> _Task to complete_
Repeat, exactly and only, the lines from the beginning of the data through the line with "PLOT_BOTTOM = 598". Pictures are left out.

> _Provided data_
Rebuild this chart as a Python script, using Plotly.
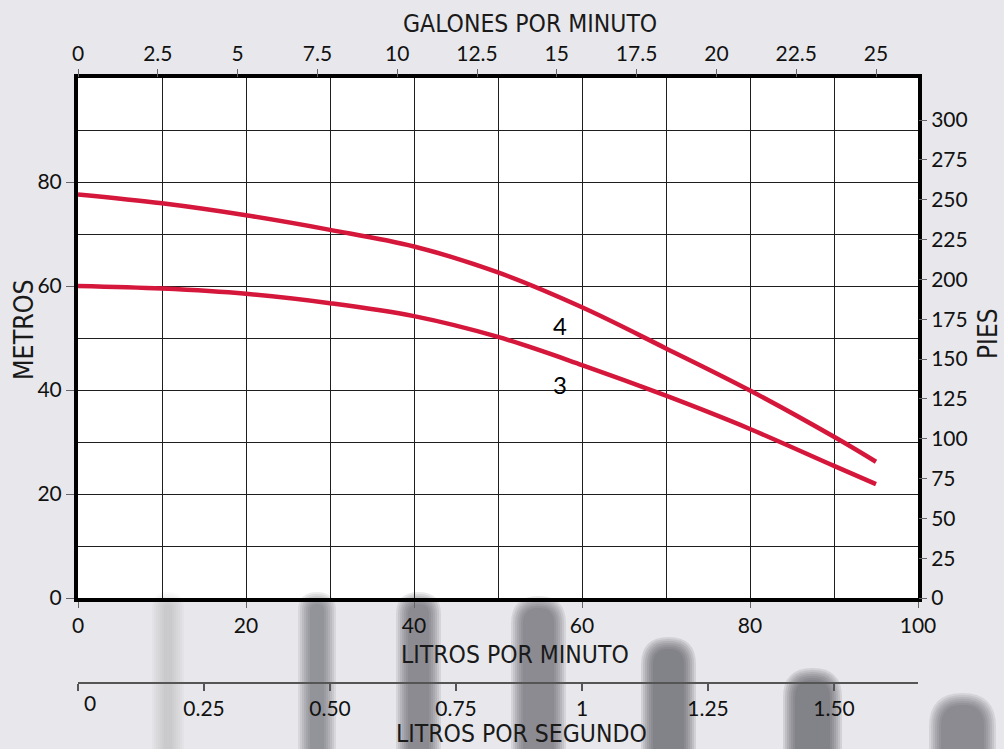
import plotly.graph_objects as go

# ---- data ----
lpm = [0, 10, 20, 30, 40, 50, 60, 70, 80, 90, 95]
curve_4 = [77.6, 75.9, 73.6, 70.8, 67.6, 62.6, 55.9, 48.0, 39.9, 31.0, 26.2]
curve_3 = [60.0, 59.5, 58.5, 56.7, 54.2, 50.2, 44.8, 38.9, 32.5, 25.4, 21.9]
curve_names = ["4", "3"]

lpm_ticks = [0, 20, 40, 60, 80, 100]
metros_ticks = [0, 20, 40, 60, 80]
gpm_ticks = [0, 2.5, 5, 7.5, 10, 12.5, 15, 17.5, 20, 22.5, 25]
gpm_labels = ["0", "2.5", "5", "7.5", "10", "12.5", "15", "17.5", "20", "22.5", "25"]
pies_ticks = [0, 25, 50, 75, 100, 125, 150, 175, 200, 225, 250, 275, 300]
lps_ticks = [0, 0.25, 0.5, 0.75, 1, 1.25, 1.5]
lps_labels = ["", "0.25", "0.50", "0.75", "1", "1.25", "1.50"]

# ---- geometry helpers (pixel -> paper) ----
W, H = 1004, 749
ML, MR, MT, MB = 78, 86, 78, 66
PW = W - ML - MR
PH = H - MT - MB
PLOT_BOTTOM = 598


def px(x):
    return (x - ML) / PW


def py(y):
    return (H - MB - y) / PH


TICKFONT = dict(family="Lato, Open Sans, sans-serif", size=21, color="#111")
TF = "DejaVu Sans Condensed, Liberation Sans Narrow, Liberation Sans, sans-serif"
RED = "#d5173b"
GRID = "#1e1e1e"

fig = go.Figure()
for name, vals in zip(curve_names, [curve_4, curve_3]):
    fig.add_trace(go.Scatter(x=lpm, y=vals, mode="lines", name=name,
                             line=dict(color=RED, width=4.5, shape="spline", smoothing=1.0),
                             hoverinfo="skip", showlegend=False))

# invisible traces to activate secondary axes
fig.add_trace(go.Scatter(x=[0], y=[0], xaxis="x2", yaxis="y2", mode="markers",
                         marker=dict(opacity=0), hoverinfo="skip", showlegend=False))
fig.add_trace(go.Scatter(x=[0], y=[0], xaxis="x3", yaxis="y", mode="markers",
                         marker=dict(opacity=0), hoverinfo="skip", showlegend=False))

ydom0 = (H - MB - PLOT_BOTTOM) / PH

fig.update_layout(
    width=W, height=H,
    margin=dict(l=ML, r=MR, t=MT, b=MB, pad=0),
    paper_bgcolor="#e8e8ec",
    plot_bgcolor="white",
    showlegend=False,
    xaxis=dict(range=[0, 100], domain=[0, 1], anchor="y",
               tickvals=lpm_ticks, ticks="outside", ticklen=6, tickcolor="#666", tickwidth=1,
               showline=True, linewidth=4, linecolor="black", mirror=True,
               showgrid=True, gridcolor=GRID, gridwidth=1.2,
               minor=dict(dtick=10, tick0=0, showgrid=True, gridcolor=GRID, gridwidth=1.2, ticks=""),
               zeroline=False, tickfont=TICKFONT, fixedrange=True),
    yaxis=dict(range=[0, 100], domain=[ydom0, 1], anchor="x",
               tickvals=metros_ticks, ticks="outside", ticklen=8, tickcolor="#666", tickwidth=1,
               showline=True, linewidth=4, linecolor="black", mirror=True,
               showgrid=True, gridcolor=GRID, gridwidth=1.2,
               minor=dict(dtick=10, tick0=0, showgrid=True, gridcolor=GRID, gridwidth=1.2, ticks=""),
               zeroline=False, tickfont=TICKFONT, fixedrange=True),
    xaxis2=dict(overlaying="x", side="top", anchor="y", range=[0, 25 / 0.95],
                tickvals=gpm_ticks, ticktext=gpm_labels, ticks="outside", ticklen=8,
                tickcolor="#666", tickwidth=1, showgrid=False, showline=False, zeroline=False,
                tickfont=TICKFONT, fixedrange=True),
    yaxis2=dict(overlaying="y", side="right", anchor="x", range=[0, 326.4],
                tickvals=pies_ticks, ticks="outside", ticklen=8, tickcolor="#666", tickwidth=1,
                showgrid=False, showline=False, zeroline=False, tickfont=TICKFONT, fixedrange=True),
    xaxis3=dict(overlaying="x", anchor="free", position=0, side="bottom",
                range=[0, 100 / 60], tickvals=lps_ticks, ticktext=lps_labels,
                ticks="outside", ticklen=7, tickcolor="#555", tickwidth=1.5,
                showline=True, linewidth=2, linecolor="#555", showgrid=False, zeroline=False,
                tickfont=TICKFONT, fixedrange=True),
)

ann = []


def add_text(text, x, y, font, angle=0):
    ann.append(dict(text=text, x=px(x), y=py(y), xref="paper", yref="paper",
                    xanchor="center", yanchor="middle", showarrow=False, font=font,
                    textangle=angle))


add_text("GALONES POR MINUTO", 530, 23, dict(family=TF, size=24.5, color="#1a1a1a"))
add_text("LITROS POR MINUTO", 515, 654, dict(family=TF, size=24.5, color="#1a1a1a"))
add_text("LITROS POR SEGUNDO", 521, 733, dict(family=TF, size=24.5, color="#1a1a1a"))
add_text("METROS", 23, 330, dict(family=TF, size=26.5, color="#1a1a1a"), -90)
add_text("PIES", 988, 333, dict(family=TF, size=26, color="#1a1a1a"), -90)
add_text("0", 90, 703, TICKFONT)

# curve labels in data coordinates
lab_font = dict(family="Lato, Open Sans, sans-serif", size=24, color="black")
for name, xv, yv in [(curve_names[0], 57.4, 52.5), (curve_names[1], 57.4, 41.0)]:
    ann.append(dict(text=name, x=xv, y=yv, xref="x", yref="y", showarrow=False,
                    font=lab_font, xanchor="center", yanchor="middle"))
fig.update_layout(annotations=ann)

# decorative blurred streaks from the background photo
streaks = [(160, 176, 600, 0.12), (306, 328, 600, 0.42), (404, 433, 600, 0.5),
           (519, 558, 604, 0.5), (649, 688, 645, 0.56), (791, 834, 676, 0.56),
           (937, 988, 701, 0.5)]
shapes = []
for xl, xr, yt, op in streaks:
    for grow in [8, 6, 4, 2, 0, -2, -4]:
        a, b, t = xl - grow, xr + grow, yt - grow
        if b - a < 4:
            continue
        r = (b - a) / 2
        path = (f"M {px(a)},{py(H + 5)} L {px(a)},{py(t + r)} "
                f"Q {px(a)},{py(t)} {px((a + b) / 2)},{py(t)} "
                f"Q {px(b)},{py(t)} {px(b)},{py(t + r)} L {px(b)},{py(H + 5)} Z")
        shapes.append(dict(type="path", path=path, xref="paper", yref="paper",
                           fillcolor="#55555a", opacity=op * 0.26, line=dict(width=0),
                           layer="below"))
fig.update_layout(shapes=shapes)

fig.write_html("out.html", config={"displayModeBar": False},
               post_script="document.body.style.margin='0';document.body.style.overflow='hidden';")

> _Exercise response_
Rebuild this chart as a Python script, using Plotly.
import plotly.graph_objects as go

# ---- data ----
lpm = [0, 10, 20, 30, 40, 50, 60, 70, 80, 90, 95]
curve_4 = [77.6, 75.9, 73.6, 70.8, 67.6, 62.6, 55.9, 48.0, 39.9, 31.0, 26.2]
curve_3 = [60.0, 59.5, 58.5, 56.7, 54.2, 50.2, 44.8, 38.9, 32.5, 25.4, 21.9]
curve_names = ["4", "3"]

lpm_ticks = [0, 20, 40, 60, 80, 100]
metros_ticks = [0, 20, 40, 60, 80]
gpm_ticks = [0, 2.5, 5, 7.5, 10, 12.5, 15, 17.5, 20, 22.5, 25]
gpm_labels = ["0", "2.5", "5", "7.5", "10", "12.5", "15", "17.5", "20", "22.5", "25"]
pies_ticks = [0, 25, 50, 75, 100, 125, 150, 175, 200, 225, 250, 275, 300]
lps_ticks = [0, 0.25, 0.5, 0.75, 1, 1.25, 1.5]
lps_labels = ["", "0.25", "0.50", "0.75", "1", "1.25", "1.50"]

# ---- geometry helpers (pixel -> paper) ----
W, H = 1004, 749
ML, MR, MT, MB = 78, 86, 78, 66
PW = W - ML - MR
PH = H - MT - MB
PLOT_BOTTOM = 598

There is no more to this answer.